Gestern und heute
Gestern und heute
Ein paar zuviele Gedanken über Rück- und Vorausblick.
Als Kind hab ich mir manchmal versucht vorzustellen, wie es wohl im Jahr 2000 aussehen könnte, also dann, wenn ich aus der Sicht von damals schon furchtbar alt sein würde und aus der Sicht von heute, ganz unheimlich ergreifend jung war, ob ich das überhaupt erleben werde und überhaupt, was da alles so los sein könnte. Und dieses ganze zukunftsorientierte Kopfkino gab es unverbindlich, harmlos und kostenlos.
Der Weg von damals, ganz jung, bis 2000: Grundschule, Gymmi, nebenbei arbeiten, Armee, nebenbei arbeiten, FH, nebenbei arbeiten, Dipl.Ing., endlich ein Job und wieder arbeiten – ein CV in Kurzfassung, geht doch, jeder Personaler wäre begeistert. Und wann bitte sollte das Leben anfangen?
Bei Tom Petty hiess das zwar Into the great White Open – nur das müsste dann irgendwann auch mal losgehen, hab ich gedacht.

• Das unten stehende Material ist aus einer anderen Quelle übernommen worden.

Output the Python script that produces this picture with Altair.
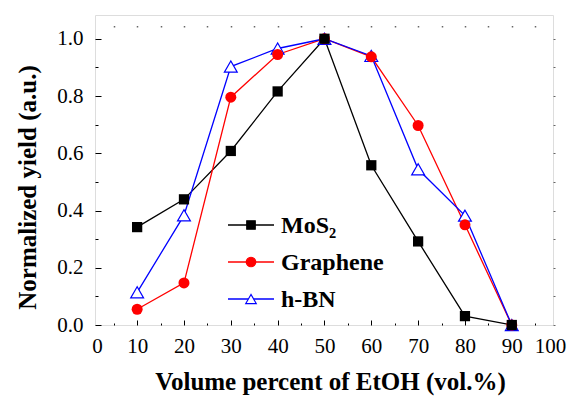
import altair as alt
import pandas as pd

# ---- data ----
etoh = [10, 20, 30, 40, 50, 60, 70, 80, 90]
mos2 = [0.342, 0.439, 0.608, 0.816, 1.0, 0.558, 0.292, 0.031, 0.0]
graphene = [0.055, 0.147, 0.796, 0.945, 1.0, 0.937, 0.697, 0.350, 0.0]
hbn = [0.114, 0.383, 0.903, 0.966, 1.0, 0.940, 0.544, 0.382, 0.0]

series_names = ["MoS\u2082", "Graphene", "h-BN"]
series_colors = ["#000000", "#ff0000", "#0000ff"]
series_shapes = ["square", "circle", "triangle-up"]
series_fills = ["#000000", "#ff0000", "#ffffff"]

x_label_values = [10, 20, 30, 40, 50, 60, 70, 80, 90]
x_end_labels = [0, 100]
x_major_ticks = [10, 20, 30, 40, 50, 60, 70, 80, 90]
x_minor_ticks = [5, 15, 25, 35, 45, 55, 65, 75, 85, 95]
x_top_dots = [5, 10, 15, 20, 25, 30, 35, 40, 45, 50, 55, 60, 65, 70, 75, 80, 85, 90, 95]
y_label_values = [0.0, 0.2, 0.4, 0.6, 0.8, 1.0]
y_minor_ticks = [0.1, 0.3, 0.5, 0.7, 0.9]
y_right_dots = [0.0, 0.1, 0.2, 0.3, 0.4, 0.5, 0.6, 0.7, 0.8, 0.9, 1.0]

rows = []
for name, vals in zip(series_names, [mos2, graphene, hbn]):
    for xv, yv in zip(etoh, vals):
        rows.append({"x": xv, "y": yv, "series": name})
df = pd.DataFrame(rows)
legend_df = pd.DataFrame({"series": series_names})

FONT = "Liberation Serif"
xs = alt.Scale(domain=[1, 98.8], nice=False, zero=False)
xs_frame = alt.Scale(domain=[0, 100], nice=False, zero=False)
ys = alt.Scale(domain=[0, 1.083], nice=False, zero=False)
color_scale = alt.Scale(domain=series_names, range=series_colors)
# legend rows placed by a point scale (pixels inside the plot area)
legend_rows = alt.Scale(type="point", domain=series_names, range=[210, 284], padding=0)


def tick_axis(**kw):
    base = dict(grid=False, domain=False, labels=False, ticks=True, title=None,
                tickColor="black", tickWidth=1)
    base.update(kw)
    return alt.Axis(**base)


x_labels_axis = alt.Axis(values=x_label_values, grid=False, domain=False, ticks=False,
                         tickSize=0, labelFont=FONT, labelFontSize=21, labelColor="black",
                         labelPadding=10, labelFlush=False, labelOverlap=False,
                         title="Volume percent of EtOH (vol.%)", titleFont=FONT,
                         titleFontSize=25, titleFontWeight="bold", titleColor="black",
                         titlePadding=13, titleX=235, orient="bottom")
x_end_axis = alt.Axis(values=x_end_labels, grid=False, domain=False, ticks=False,
                      tickSize=0, labelFont=FONT, labelFontSize=21, labelColor="black",
                      labelPadding=10, labelFlush=False, labelOverlap=False, title=None,
                      labelOffset={"condition": {"test": "datum.value == 0", "value": 2},
                                   "value": -3},
                      orient="bottom")
y_labels_axis = alt.Axis(values=y_label_values, format=".1f", grid=False, domain=False,
                         ticks=False, tickSize=0, labelFont=FONT, labelFontSize=21,
                         labelColor="black", labelPadding=12, labelFlush=False,
                         labelOverlap=False,
                         title="Normalized yield (a.u.)", titleFont=FONT, titleFontSize=25,
                         titleFontWeight="bold", titleColor="black", titlePadding=16,
                         titleY=172, orient="left")

base = alt.Chart(df)

lines = base.mark_line(strokeWidth=1.3).encode(
    x=alt.X("x:Q", scale=xs, axis=x_labels_axis),
    y=alt.Y("y:Q", scale=ys, axis=y_labels_axis),
    color=alt.Color("series:N", scale=color_scale, legend=None),
    order="x:Q",
)

tri = base.transform_filter(alt.datum.series == "h-BN").mark_point(
    shape="triangle-up", size=165, filled=False, fill="white", fillOpacity=1,
    stroke="#0000ff", strokeWidth=1.2, opacity=1
).encode(
    x=alt.X("x:Q", scale=xs, axis=tick_axis(values=x_top_dots, orient="top", tickSize=1.5,
                                            offset=-12, tickColor="#666666", tickWidth=1.5)),
    y=alt.Y("y:Q", scale=ys, axis=tick_axis(values=y_right_dots, orient="right", tickSize=2,
                                            offset=0, tickColor="#666666")),
)

circ = base.transform_filter(alt.datum.series == "Graphene").mark_circle(
    size=121, color="#ff0000", opacity=1
).encode(
    x=alt.X("x:Q", scale=xs, axis=tick_axis(values=x_minor_ticks, orient="bottom",
                                            tickSize=2, offset=-2)),
    y=alt.Y("y:Q", scale=ys, axis=tick_axis(values=y_minor_ticks, orient="left",
                                            tickSize=3, offset=-3)),
)

sq = base.transform_filter(alt.datum.series == "MoS\u2082").mark_square(
    size=105, color="#000000", opacity=1
).encode(
    x=alt.X("x:Q", scale=xs, axis=tick_axis(values=x_major_ticks, orient="bottom",
                                            tickSize=5, offset=-5)),
    y=alt.Y("y:Q", scale=ys, axis=tick_axis(values=y_label_values, orient="left",
                                            tickSize=6, offset=-6)),
)

# frame-aligned end labels (0 and 100) on an axis of its own; no marks drawn
ends = base.transform_filter("datum.x < 0").mark_point().encode(
    x=alt.X("x:Q", scale=xs_frame, axis=x_end_axis),
    y=alt.Y("y:Q", scale=ys, axis=None),
)

# ---- in-plot legend ----
lbase = alt.Chart(legend_df)
leg_y = alt.Y("series:N", scale=legend_rows, axis=None)
leg_lines = lbase.mark_rule(strokeWidth=1.3).encode(
    x=alt.value(133), x2=alt.value(179), y=leg_y,
    color=alt.Color("series:N", scale=color_scale, legend=None),
)
leg_marks = lbase.mark_point(filled=True, opacity=1, strokeWidth=1.2).encode(
    x=alt.value(156), y=leg_y,
    shape=alt.Shape("series:N", scale=alt.Scale(domain=series_names, range=series_shapes),
                    legend=None),
    fill=alt.Fill("series:N", scale=alt.Scale(domain=series_names, range=series_fills),
                  legend=None),
    stroke=alt.Stroke("series:N", scale=color_scale, legend=None),
    size=alt.Size("series:N", scale=alt.Scale(domain=series_names, range=[72, 110, 120]),
                  legend=None),
)
leg_text = lbase.mark_text(align="left", baseline="middle", font=FONT, fontSize=24,
                           fontWeight="bold", color="black", dy=1).encode(
    x=alt.value(186), y=leg_y, text="series:N",
)

chart = alt.layer(lines, tri, circ, sq, ends, leg_lines, leg_marks, leg_text).resolve_axis(
    x="independent", y="independent"
).resolve_scale(x="independent", y="independent").properties(
    width=458, height=310,
    padding={"left": 87, "top": 7, "right": 14, "bottom": 72},
    autosize=alt.AutoSizeParams(type="none"),
).configure_view(stroke="black", strokeWidth=1.3).configure(
    background="white", font=FONT
).configure_axis(labelFont=FONT, titleFont=FONT)

chart.save("out.html", embed_options={"renderer": "svg", "actions": False})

Obwohl die vielen anstehenden kommenden Jahre, das hab ich schon damals ganz leise geahnt ohne es wirklich zu wissen, ratz fatz vorbei rennen könnten – habe ja schliesslich in vielen schönen Studentenjahren nullkommanix mein Diplom geangelt und musste dann ganz schnell den Berufseinstieg hinbekommen, um dann Wichtiges für die Welt und vor allem Lukratives für meinen Arbeitgeber tun – hab ich es vergessen oder aus anderen Gründen einfach nicht unternommen, etwas an Erinnerungen an diese Zeit, deren wahren Wert ich erst heute erkennen kann, irgendwie beiseite zu legen, aufzuschreiben, zu fotografieren oder anderweitig zu dokumentieren, was passiert ist, um heute nicht einfach nur zurück zu blicken, sondern auch wie andere, in schönen Erinnerungen zu schwelgen oder sogar aus den Fehlern der Vergangenheit zu lernen und die mir verbleibenden Jahre oder Tage etwas sinnerfüllter zu gestalten, vor allem aber um heute, ohne Zeit- und Termindruck meine eigenen Ideen und Gedanken umzusetzen, ohne auf die ununterbrochen in allen Medien heruntergeleierten Mantras über Klima, Lebensführung, Ernährung, Geldanlagen und Diäten zu achten.
Ich lass mich schon wieder ablenken, tz.
Eine Methode zur bewussteren Gegenwartswahrnehmung: aufschreiben. Schreib auf, was wirklich wichtig ist, wann Du aufstehst früh, wie ist das Wetter, hast Du gut oder wie üblich saumässig geschlafen, war der Kaffee morgens zu dünn, plagen Dich die Mückenstiche von gestern noch, muss das Scheibenwasser im Auto aufgefüllt werden, war das Duschwasser zu warm oder habe ich heute Staubsaugedienst? Auch Kleinigkeiten sind aufhebenswert, hat Dich wieder die Frau samt Koffer vor die Tür gesetzt oder Deine nächste Knie- oder Hüftprothesen OP steht an – schreib es auf. Die Zeit im Nachhinein mit Dir selbst wird es Dir danken.
2008 hab ich angefangen, diesen Blog zu schreiben. Darin steht Zeug, das würde ich heute nicht mehr an die Öffentlichkeit adressieren. Dennoch, ich lese ab und zu selber darin und bin manchmal überrascht über den Unsinn oder auch über die Eloquenz in einzelnen Beiträgen. Und am meisten freue ich mich über die Unzahl an Fotos, die ich anschauen kann.
Dann gibt es eine weitere Schiene, in der Erinnerungen festgehalten werden können. Einfach ein Notizbuch aus Papier, ein Werkzeug zum Schreiben, mein Favourit ist immer noch, seit ich in der Grundschule das Schreiben mit den eigenen Händen erlernen durfte, ein Füller, egal welcher, ich hab inzwischen eine nette Auswahl, und schon kann es losgehen. Jede Belanglosigkeit im Notizbuch hat ihre Berechtigung, wenn sie dazu hilft, den vergangenen Tag, die vergangene Woche oder mehr Revue passieren zu lassen oder einen vorsichtigen Ausblick auf morgen oder den kommenden Urlaub bewusst im Kopf ankommen zu lassen, ohne dass es im alltäglichen Sumpf dem schnellen Vergessen zum Opfer fällt.